Uruguay win 4-2 in a penalty shoot-out after Asamoah Gyan misses the chance to put Ghana through in extra time.
Muslera and Suarez save the day
JOHANNESBURG // In one of the most dramatic World Cup matches in the tournament's 80-year history, Asamoah Gyan, the Ghana forward who scored two penalties in the group stages to help his side progress, missed a 120th-minute spot-kick against Uruguay as Africa's last remaining representative heartbreakingly crashed out in the cruellest possible fashion. Sebastian Abreu, the Celeste striker, scored from 12 yards after Dominic Adiyiah had seen his penalty saved one-handed by Fernando Muslera to put the two-time World Cup winners in the semi-finals for the first time in 40 years.
It was a cruel blow for Ghana and the young AC Milan striker Adiyiah, especially as it was his goal-bound header that was handballed by Luis Suarez, the Uruguay striker, giving Gyan the chance to win it in normal time. Milovan Rajevac's side had started nervously and struggled to get a foothold in the game. Diego Forlan, playing in a deeper role behind the front line, was allowed too much time to dictate play, while Suarez lurking on the shoulder of John Mensah, the Africans' captain, was causing problems and forced Richard Kingson in the Ghana goal to make two vital blocks early on in the first half.
Ghana, however, began to gain the ascendancy, while Uruguay were further hampered by the withdrawal of Diego Lugano, the captain, who limped off to be replaced by Andres Scotti. And the Africans struck with the final kick of the first half. Sulley Muntari picked up the ball in the centre of the park, turned on to his left foot and let fly from 35 yards, watching with delight as the swerving ball evaded the poorly positioned Fernando Muslera and nestled in the corner of the net.
Muntari, the Inter Milan midfielder who last week packed his bags and was ready to fly home following a dressing room dressing down by Rajevac, was only playing because of Andre Ayew, was suspended. Ghana's lead did not last long. When John Pantsil upended Jorge Fucile on the edge of the area on 55 minutes, Forlan's fierce free-kick somehow sailed over the head of Richard Kingson, but under the crossbar.
While the quality of the strike was undoubtable, the Wigan keeper should have done better.

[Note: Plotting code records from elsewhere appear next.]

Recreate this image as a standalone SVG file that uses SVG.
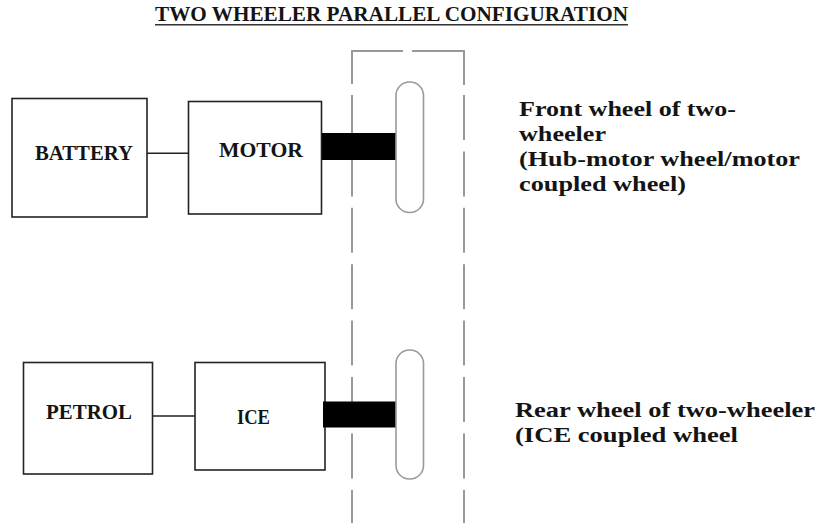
<svg xmlns="http://www.w3.org/2000/svg" width="821" height="523" viewBox="0 0 821 523">
<style>
.box{fill:#fff;stroke:#222;stroke-width:1.6}
.t{font-family:"Liberation Serif","Times New Roman",Times,serif;font-weight:bold;font-size:20px;fill:#141414}
.conn{stroke:#222;stroke-width:1.6;fill:none}
.shaft{fill:#000}
.wheel{fill:#fff;stroke:#9a9a9a;stroke-width:1.6}
.dash{stroke:#999;stroke-width:2;fill:none}
</style>
<rect width="821" height="523" fill="#fff"/>
<g id="title">
<text class="t" x="155" y="21" textLength="473" lengthAdjust="spacingAndGlyphs" font-size="17">TWO WHEELER PARALLEL CONFIGURATION</text>
<line x1="155" y1="24.8" x2="628" y2="24.8" stroke="#333" stroke-width="1.5"/>
</g>
<g id="frame">
<path class="dash" d="M352,84 V51 H403 M412,51 H464 V85"/>
<line class="dash" x1="352" y1="95" x2="352" y2="523" stroke-dasharray="45 11.4"/>
<line class="dash" x1="464" y1="95" x2="464" y2="523" stroke-dasharray="45 11.4"/>
</g>
<g id="connectors">
<line class="conn" x1="147" y1="153.3" x2="188" y2="153.3"/>
<line class="conn" x1="153" y1="416" x2="195" y2="416"/>
</g>
<g id="battery">
<rect class="box" x="12" y="98.5" width="135" height="118.5"/>
<text class="t" x="35" y="160" textLength="98" lengthAdjust="spacingAndGlyphs">BATTERY</text>
</g>
<g id="motor">
<rect class="box" x="188.5" y="101.5" width="133" height="112.5"/>
<text class="t" x="219" y="157" textLength="84" lengthAdjust="spacingAndGlyphs">MOTOR</text>
</g>
<g id="petrol">
<rect class="box" x="23.5" y="362.5" width="129" height="111.5"/>
<text class="t" x="46" y="418.5" textLength="86" lengthAdjust="spacingAndGlyphs">PETROL</text>
</g>
<g id="ice">
<rect class="box" x="195" y="362.5" width="130" height="107.5"/>
<text class="t" x="237" y="424" textLength="33" lengthAdjust="spacingAndGlyphs">ICE</text>
</g>
<g id="front-wheel">
<rect class="shaft" x="322" y="133" width="75" height="27"/>
<rect class="wheel" x="396" y="82" width="27.5" height="130.5" rx="13.5" ry="13.5"/>
</g>
<g id="rear-wheel">
<rect class="shaft" x="323" y="401.5" width="74" height="26"/>
<rect class="wheel" x="396" y="350" width="27.5" height="129" rx="13.5" ry="13.5"/>
</g>
<g id="front-label">
<text class="t" x="519" y="116" textLength="217" lengthAdjust="spacingAndGlyphs">Front wheel of two-</text>
<text class="t" x="519" y="141" textLength="87" lengthAdjust="spacingAndGlyphs">wheeler</text>
<text class="t" x="519" y="166" textLength="281" lengthAdjust="spacingAndGlyphs">(Hub-motor wheel/motor</text>
<text class="t" x="519" y="190.5" textLength="167" lengthAdjust="spacingAndGlyphs">coupled wheel)</text>
</g>
<g id="rear-label">
<text class="t" x="515" y="417" textLength="300" lengthAdjust="spacingAndGlyphs">Rear wheel of two-wheeler</text>
<text class="t" x="515" y="442" textLength="223" lengthAdjust="spacingAndGlyphs">(ICE coupled wheel</text>
</g>
</svg>
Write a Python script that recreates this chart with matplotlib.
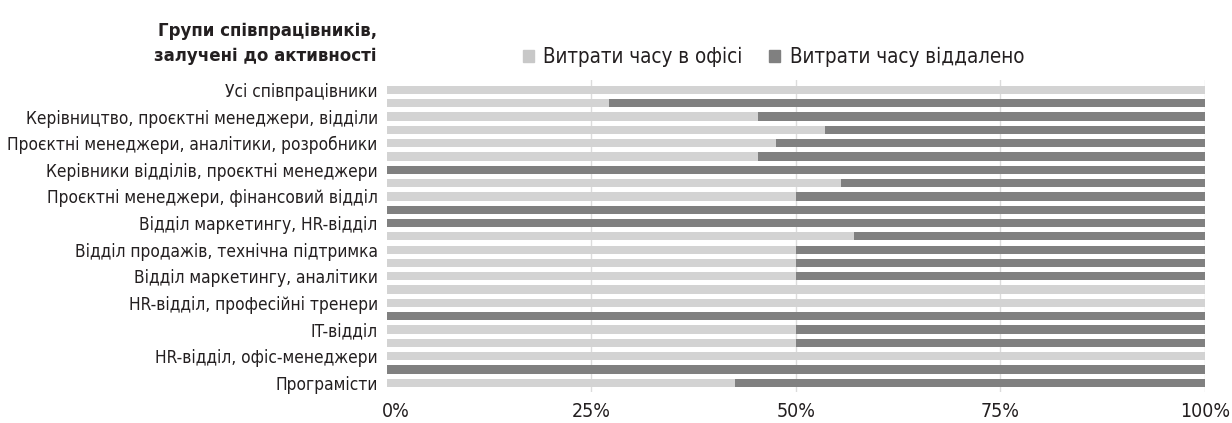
import matplotlib.pyplot as plt
from matplotlib.patches import Patch
from matplotlib.transforms import ScaledTranslation

plt.rcParams['font.family'] = ['DejaVu Sans']
plt.rcParams['font.stretch'] = 'condensed'

# row labels (every second bar carries a label)
groups = [
    'Усі співпрацівники',
    'Керівництво, проєктні менеджери, відділи',
    'Проєктні менеджери, аналітики, розробники',
    'Керівники відділів, проєктні менеджери',
    'Проєктні менеджери, фінансовий відділ',
    'Відділ маркетингу, HR-відділ',
    'Відділ продажів, технічна підтримка',
    'Відділ маркетингу, аналітики',
    'HR-відділ, професійні тренери',
    'IT-відділ',
    'HR-відділ, офіс-менеджери',
    'Програмісти',
]
# share of time in office, % (top to bottom)
office = [100, 27.2, 45.4, 53.6, 47.6, 45.4, 0, 55.5, 50, 0, 0, 57.1,
          50, 50, 50, 100, 100, 0, 50, 50, 100, 0, 42.5]
remote = [100 - v for v in office]

series_names = ['Витрати часу в офісі', 'Витрати часу віддалено']
light = '#d3d3d3'
dark = '#808080'
txt = '#231f20'

fig = plt.figure(figsize=(12.32, 4.23), dpi=100)
ax = fig.add_axes([370 / 1232, 1 - 392 / 423, (1205 - 370) / 1232, (392 - 80) / 423])

ypos = list(range(len(office)))
ax.barh(ypos, office, height=0.62, color=light, zorder=2)
ax.barh(ypos, remote, left=office, height=0.62, color=dark, zorder=2)

for x in [25, 50, 75, 100]:
    ax.axvline(x, color='#dcdcdc', lw=1, zorder=1)

ax.set_xlim(-2.05, 100)
ax.set_ylim(len(office) - 0.3, -0.75)
ax.set_xticks([0, 25, 50, 75, 100])
ax.set_xticklabels(['0%', '25%', '50%', '75%', '100%'], fontsize=14, color=txt)
ax.set_yticks(ypos[::2])
ax.set_yticklabels(groups, fontsize=12.4, color=txt)
ax.tick_params(length=0)
ax.tick_params(axis='y', pad=-5.5)
ax.tick_params(axis='x', pad=7)
for s in ax.spines.values():
    s.set_visible(False)

# the "0%" label sits a little right of the bar start
lab0 = ax.get_xticklabels()[0]
lab0.set_transform(lab0.get_transform() + ScaledTranslation(0.09, 0, fig.dpi_scale_trans))

fig.text(377 / 1232, 1 - 43.5 / 423, 'Групи співпрацівників,\nзалучені до активності',
         ha='right', va='center', fontsize=13.3, fontweight='bold', color=txt,
         linespacing=1.45)

handles = [Patch(color='#c8c8c8'), Patch(color=dark)]
fig.legend(handles, series_names, loc='center left', ncol=2,
           bbox_to_anchor=(504 / 1232, 1 - 57 / 423), frameon=False,
           fontsize=14.8, handlelength=0.55, handleheight=0.55, handletextpad=0.45,
           columnspacing=1.3, labelcolor=txt)

fig.savefig('out.png', dpi=100)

Commendably, the Black Stars rallied and continued to threaten with fast counters, but, as was so often the case in their group matches, their wastefulness in attack continued to let them down. Suarez almost gave his side the lead later midway through the half, but Kingson parried over when the Ajax striker was through on goal.
Oscar Tabarez showed confidence in his side's ability to end the game in regular time, using his final substitution in the 75th minute, replacing the anonymous Edinson Cavani with Sebastian Abreu, while Rajevac waited 10 minutes before introducing Adiyiah in place of Muntari. But neither substitute was able to prevent extra-time. An animated Tabarez relayed his tactics to his huddled horde, while Rajevac, born in Serbia, spoke to his team through an interpreter.
Unsurprisingly, it was the Uruguayan's message that was enacted most efficiently as La Celeste, having reverted to a three-pronged attack, continued to threaten from the flanks; Nicolas Lodeiro coming closest, but failing to beat Kingson at his near post. The pace slowed as both sides realised the monumental punishment a mistake could produce, but when Suarez handled on the line to deny Adiyiah's header in the last minute, Gyan looked destined to send his side into the semi-finals.
As Suarez walked down the tunnel though, Gyan - who had scored twice from the spot in the group stages, watched in horror as his penalty cannoned off the crossbar and a shoot-out ensued. Uruguay, with their potent strikeforce, did not pass up their chance from 12 yards. Jonathan Mensah for Ghana and Maxi Pereira for Uruguay both failed from 12 yards, before Adiyiah's shot was saved by Muslera, allowing Abreu to cheekily chip his spot-kick down the middle and send Uruguay wild.